Me encanta oír orar a los niños y me complace oír a los padres orar por sus hijos. Siento una admiración reverencial ante el padre que, con la autoridad del sagrado sacerdocio, pone las manos sobre la cabeza de un hijo en momentos de decisiones serias, y en el nombre del Señor y bajo la guía del Espíritu Santo, le da una bendición de padre.
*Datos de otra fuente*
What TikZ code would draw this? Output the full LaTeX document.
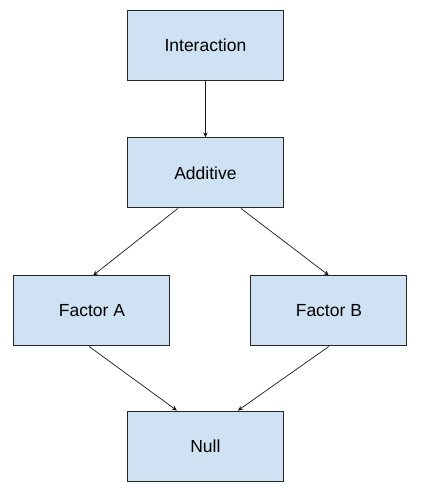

Cuánto más hermoso sería este mundo y la sociedad en que vivimos si todo padre considerara a sus hijos como la más preciosa de sus posesiones; si los guiara mediante el poder de su ejemplo con bondad y amor, y si en momentos difíciles los bendijera por medio de la autoridad del santo sacerdocio; y si toda madre considerara a sus hijos como las joyas de su vida, como dádivas de nuestro Padre Celestial, que es su Padre Eterno, y los criara con verdadero afecto en la sabiduría y las enseñanzas del Señor.

Isaías, el profeta de la antigüedad, dijo: “Y todos tus hijos serán enseñados por Jehová; y se multiplicará la paz de sus hijos” (Isaías 54:13). A lo cual agrego yo: “Y se multiplicará la paz de sus padres y madres”.

Ideas para los maestros orientadores

Una vez que estudie este mensaje con la ayuda de la oración, preséntelo empleando un método que fomente la participación de las personas a las que enseñe. A continuación se citan algunos ejemplos:

  1. Ponga a la vista una lámina del Salvador con los niños. Invite a la familia a leer y a analizar algunos de los pasajes de las Escrituras que el presidente Hinckley cita en el artículo. Ilustre los pasajes con ejemplos del artículo. Para terminar, hable en cuanto a la forma en que esos pasajes hayan sido una guía para usted.

  2. A fin de demostrar el efecto ondulatorio, deje caer un objeto pequeño en una vasija con agua. Lea algunas partes de la sección “Cuatro factores esenciales”, con objeto de hacer hincapié en el efecto que las acciones de los padres tienen en los hijos. Para terminar, lea los dos últimos párrafos del artículo.

  3. Si en la familia hay niños pequeños, ilustre el poder del ejemplo pidiendo a los integrantes de la familia que remeden a otra persona; esa persona podría aplaudir, dar tres pasos, darse vuelta, etc. Lea el primer párrafo de la sección “La entereza del ejemplo”, y cuente el relato de la mujer romana y la actitud que tenía hacia sus hijos. Hablen en cuanto a la forma en que su ejemplo influyó en sus hijos. Si lo desea, mencione una o dos citas de esa sección. Testifique del poder del ejemplo.

Notas

  1. En The Treasure Chest, editado por Charles L. Wallis, 1965, pág. 53.

  2. Enseñanzas de los Presidentes de la Iglesia: Brigham Young, 1997, pág. 357.

  3. Enseñanzas, pág. 182.

  4. Enseñanzas, pág. 182.

  5. “The World’s Slow Stain”, Reader’s Digest, junio de 1960, pág. 77.